▸ **Task to carry out**: Exactly reproduce the lines that follow.

▸ **Material for the task**:
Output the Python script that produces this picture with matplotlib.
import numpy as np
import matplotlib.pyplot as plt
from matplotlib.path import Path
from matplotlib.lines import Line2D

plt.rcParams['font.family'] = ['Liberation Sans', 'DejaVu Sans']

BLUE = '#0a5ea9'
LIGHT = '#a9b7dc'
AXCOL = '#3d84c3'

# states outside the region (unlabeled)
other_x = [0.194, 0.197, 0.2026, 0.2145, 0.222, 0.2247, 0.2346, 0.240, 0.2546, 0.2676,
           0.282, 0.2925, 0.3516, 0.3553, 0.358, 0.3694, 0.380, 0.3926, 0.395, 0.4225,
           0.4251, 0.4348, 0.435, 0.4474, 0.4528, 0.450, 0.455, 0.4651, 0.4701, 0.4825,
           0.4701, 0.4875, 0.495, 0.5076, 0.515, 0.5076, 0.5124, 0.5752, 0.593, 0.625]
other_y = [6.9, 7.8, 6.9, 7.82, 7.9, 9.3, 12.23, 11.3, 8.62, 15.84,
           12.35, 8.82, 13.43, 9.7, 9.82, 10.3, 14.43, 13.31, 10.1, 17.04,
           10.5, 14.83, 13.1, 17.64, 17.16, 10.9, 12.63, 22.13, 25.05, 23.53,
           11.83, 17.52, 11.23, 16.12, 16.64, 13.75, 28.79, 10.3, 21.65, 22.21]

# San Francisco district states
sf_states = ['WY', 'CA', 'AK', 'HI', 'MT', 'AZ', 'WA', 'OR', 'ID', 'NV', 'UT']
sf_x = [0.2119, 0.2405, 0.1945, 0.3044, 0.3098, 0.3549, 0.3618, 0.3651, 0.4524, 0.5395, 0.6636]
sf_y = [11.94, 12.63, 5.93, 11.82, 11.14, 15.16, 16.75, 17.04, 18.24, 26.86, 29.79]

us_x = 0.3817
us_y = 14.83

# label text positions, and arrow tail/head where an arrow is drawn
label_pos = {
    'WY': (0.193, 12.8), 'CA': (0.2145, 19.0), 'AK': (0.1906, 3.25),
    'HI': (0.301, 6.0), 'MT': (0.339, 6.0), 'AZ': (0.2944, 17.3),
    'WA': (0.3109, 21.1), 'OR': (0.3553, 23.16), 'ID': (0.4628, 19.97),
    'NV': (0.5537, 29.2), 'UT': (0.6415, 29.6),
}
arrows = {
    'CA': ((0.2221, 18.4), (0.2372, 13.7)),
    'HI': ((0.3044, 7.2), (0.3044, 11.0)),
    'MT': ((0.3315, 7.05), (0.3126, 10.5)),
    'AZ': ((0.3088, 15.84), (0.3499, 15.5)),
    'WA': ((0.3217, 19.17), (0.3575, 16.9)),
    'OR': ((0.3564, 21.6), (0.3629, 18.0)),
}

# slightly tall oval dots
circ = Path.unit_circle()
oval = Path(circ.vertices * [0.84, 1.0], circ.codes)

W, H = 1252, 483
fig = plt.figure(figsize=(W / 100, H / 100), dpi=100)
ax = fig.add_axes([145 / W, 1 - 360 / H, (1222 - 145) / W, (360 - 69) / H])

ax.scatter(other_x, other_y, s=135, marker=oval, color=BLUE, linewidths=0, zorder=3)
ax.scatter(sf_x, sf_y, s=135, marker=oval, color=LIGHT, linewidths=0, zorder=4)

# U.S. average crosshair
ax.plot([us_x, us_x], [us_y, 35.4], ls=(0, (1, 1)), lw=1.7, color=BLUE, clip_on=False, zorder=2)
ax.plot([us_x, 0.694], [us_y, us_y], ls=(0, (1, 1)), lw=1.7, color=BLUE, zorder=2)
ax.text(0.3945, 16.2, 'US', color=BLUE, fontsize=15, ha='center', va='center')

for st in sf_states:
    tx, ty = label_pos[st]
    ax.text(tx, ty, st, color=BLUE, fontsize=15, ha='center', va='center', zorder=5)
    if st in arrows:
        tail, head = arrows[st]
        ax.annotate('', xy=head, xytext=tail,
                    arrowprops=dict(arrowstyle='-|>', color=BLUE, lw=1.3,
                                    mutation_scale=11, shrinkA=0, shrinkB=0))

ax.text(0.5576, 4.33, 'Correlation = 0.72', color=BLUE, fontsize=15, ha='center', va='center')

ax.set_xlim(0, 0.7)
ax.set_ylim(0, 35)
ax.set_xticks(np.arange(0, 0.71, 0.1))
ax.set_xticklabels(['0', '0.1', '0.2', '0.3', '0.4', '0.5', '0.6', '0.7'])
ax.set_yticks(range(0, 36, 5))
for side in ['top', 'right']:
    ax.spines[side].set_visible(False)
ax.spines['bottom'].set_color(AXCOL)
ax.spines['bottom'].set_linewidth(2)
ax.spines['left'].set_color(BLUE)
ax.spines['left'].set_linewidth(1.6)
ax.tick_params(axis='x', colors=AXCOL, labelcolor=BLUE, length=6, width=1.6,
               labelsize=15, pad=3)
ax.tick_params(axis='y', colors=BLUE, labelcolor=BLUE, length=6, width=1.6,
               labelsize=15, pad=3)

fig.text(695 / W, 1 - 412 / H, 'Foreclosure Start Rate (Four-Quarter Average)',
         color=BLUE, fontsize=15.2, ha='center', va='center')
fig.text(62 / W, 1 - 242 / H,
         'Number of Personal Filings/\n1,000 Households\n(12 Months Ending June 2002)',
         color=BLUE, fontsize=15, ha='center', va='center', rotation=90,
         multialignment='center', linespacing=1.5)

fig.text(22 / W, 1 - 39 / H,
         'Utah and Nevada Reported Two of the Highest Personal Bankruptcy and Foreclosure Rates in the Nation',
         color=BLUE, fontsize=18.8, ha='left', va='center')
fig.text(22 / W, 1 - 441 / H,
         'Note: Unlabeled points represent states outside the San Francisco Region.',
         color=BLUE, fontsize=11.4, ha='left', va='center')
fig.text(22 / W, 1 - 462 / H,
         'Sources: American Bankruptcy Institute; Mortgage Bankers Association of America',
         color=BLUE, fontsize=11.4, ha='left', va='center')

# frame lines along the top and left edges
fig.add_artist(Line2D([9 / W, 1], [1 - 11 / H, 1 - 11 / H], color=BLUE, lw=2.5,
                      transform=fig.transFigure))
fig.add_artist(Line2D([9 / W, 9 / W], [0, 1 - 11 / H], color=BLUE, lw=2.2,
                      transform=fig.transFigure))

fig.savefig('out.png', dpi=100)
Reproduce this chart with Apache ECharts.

▸ **Reply to the exercise**:
Output the Python script that produces this picture with matplotlib.
import numpy as np
import matplotlib.pyplot as plt
from matplotlib.path import Path
from matplotlib.lines import Line2D

plt.rcParams['font.family'] = ['Liberation Sans', 'DejaVu Sans']

BLUE = '#0a5ea9'
LIGHT = '#a9b7dc'
AXCOL = '#3d84c3'

# states outside the region (unlabeled)
other_x = [0.194, 0.197, 0.2026, 0.2145, 0.222, 0.2247, 0.2346, 0.240, 0.2546, 0.2676,
           0.282, 0.2925, 0.3516, 0.3553, 0.358, 0.3694, 0.380, 0.3926, 0.395, 0.4225,
           0.4251, 0.4348, 0.435, 0.4474, 0.4528, 0.450, 0.455, 0.4651, 0.4701, 0.4825,
           0.4701, 0.4875, 0.495, 0.5076, 0.515, 0.5076, 0.5124, 0.5752, 0.593, 0.625]
other_y = [6.9, 7.8, 6.9, 7.82, 7.9, 9.3, 12.23, 11.3, 8.62, 15.84,
           12.35, 8.82, 13.43, 9.7, 9.82, 10.3, 14.43, 13.31, 10.1, 17.04,
           10.5, 14.83, 13.1, 17.64, 17.16, 10.9, 12.63, 22.13, 25.05, 23.53,
           11.83, 17.52, 11.23, 16.12, 16.64, 13.75, 28.79, 10.3, 21.65, 22.21]

# San Francisco district states
sf_states = ['WY', 'CA', 'AK', 'HI', 'MT', 'AZ', 'WA', 'OR', 'ID', 'NV', 'UT']
sf_x = [0.2119, 0.2405, 0.1945, 0.3044, 0.3098, 0.3549, 0.3618, 0.3651, 0.4524, 0.5395, 0.6636]
sf_y = [11.94, 12.63, 5.93, 11.82, 11.14, 15.16, 16.75, 17.04, 18.24, 26.86, 29.79]

us_x = 0.3817
us_y = 14.83

# label text positions, and arrow tail/head where an arrow is drawn
label_pos = {
    'WY': (0.193, 12.8), 'CA': (0.2145, 19.0), 'AK': (0.1906, 3.25),
    'HI': (0.301, 6.0), 'MT': (0.339, 6.0), 'AZ': (0.2944, 17.3),
    'WA': (0.3109, 21.1), 'OR': (0.3553, 23.16), 'ID': (0.4628, 19.97),
    'NV': (0.5537, 29.2), 'UT': (0.6415, 29.6),
}
arrows = {
    'CA': ((0.2221, 18.4), (0.2372, 13.7)),
    'HI': ((0.3044, 7.2), (0.3044, 11.0)),
    'MT': ((0.3315, 7.05), (0.3126, 10.5)),
    'AZ': ((0.3088, 15.84), (0.3499, 15.5)),
    'WA': ((0.3217, 19.17), (0.3575, 16.9)),
    'OR': ((0.3564, 21.6), (0.3629, 18.0)),
}

# slightly tall oval dots
circ = Path.unit_circle()
oval = Path(circ.vertices * [0.84, 1.0], circ.codes)

W, H = 1252, 483
fig = plt.figure(figsize=(W / 100, H / 100), dpi=100)
ax = fig.add_axes([145 / W, 1 - 360 / H, (1222 - 145) / W, (360 - 69) / H])

ax.scatter(other_x, other_y, s=135, marker=oval, color=BLUE, linewidths=0, zorder=3)
ax.scatter(sf_x, sf_y, s=135, marker=oval, color=LIGHT, linewidths=0, zorder=4)

# U.S. average crosshair
ax.plot([us_x, us_x], [us_y, 35.4], ls=(0, (1, 1)), lw=1.7, color=BLUE, clip_on=False, zorder=2)
ax.plot([us_x, 0.694], [us_y, us_y], ls=(0, (1, 1)), lw=1.7, color=BLUE, zorder=2)
ax.text(0.3945, 16.2, 'US', color=BLUE, fontsize=15, ha='center', va='center')

for st in sf_states:
    tx, ty = label_pos[st]
    ax.text(tx, ty, st, color=BLUE, fontsize=15, ha='center', va='center', zorder=5)
    if st in arrows:
        tail, head = arrows[st]
        ax.annotate('', xy=head, xytext=tail,
                    arrowprops=dict(arrowstyle='-|>', color=BLUE, lw=1.3,
                                    mutation_scale=11, shrinkA=0, shrinkB=0))

ax.text(0.5576, 4.33, 'Correlation = 0.72', color=BLUE, fontsize=15, ha='center', va='center')

ax.set_xlim(0, 0.7)
ax.set_ylim(0, 35)
ax.set_xticks(np.arange(0, 0.71, 0.1))
ax.set_xticklabels(['0', '0.1', '0.2', '0.3', '0.4', '0.5', '0.6', '0.7'])
ax.set_yticks(range(0, 36, 5))
for side in ['top', 'right']:
    ax.spines[side].set_visible(False)
ax.spines['bottom'].set_color(AXCOL)
ax.spines['bottom'].set_linewidth(2)
ax.spines['left'].set_color(BLUE)
ax.spines['left'].set_linewidth(1.6)
ax.tick_params(axis='x', colors=AXCOL, labelcolor=BLUE, length=6, width=1.6,
               labelsize=15, pad=3)
ax.tick_params(axis='y', colors=BLUE, labelcolor=BLUE, length=6, width=1.6,
               labelsize=15, pad=3)

fig.text(695 / W, 1 - 412 / H, 'Foreclosure Start Rate (Four-Quarter Average)',
         color=BLUE, fontsize=15.2, ha='center', va='center')
fig.text(62 / W, 1 - 242 / H,
         'Number of Personal Filings/\n1,000 Households\n(12 Months Ending June 2002)',
         color=BLUE, fontsize=15, ha='center', va='center', rotation=90,
         multialignment='center', linespacing=1.5)

fig.text(22 / W, 1 - 39 / H,
         'Utah and Nevada Reported Two of the Highest Personal Bankruptcy and Foreclosure Rates in the Nation',
         color=BLUE, fontsize=18.8, ha='left', va='center')
fig.text(22 / W, 1 - 441 / H,
         'Note: Unlabeled points represent states outside the San Francisco Region.',
         color=BLUE, fontsize=11.4, ha='left', va='center')
fig.text(22 / W, 1 - 462 / H,
         'Sources: American Bankruptcy Institute; Mortgage Bankers Association of America',
         color=BLUE, fontsize=11.4, ha='left', va='center')

# frame lines along the top and left edges
fig.add_artist(Line2D([9 / W, 1], [1 - 11 / H, 1 - 11 / H], color=BLUE, lw=2.5,
                      transform=fig.transFigure))
fig.add_artist(Line2D([9 / W, 9 / W], [0, 1 - 11 / H], color=BLUE, lw=2.2,
                      transform=fig.transFigure))

fig.savefig('out.png', dpi=100)
Reproduce this chart with Apache ECharts.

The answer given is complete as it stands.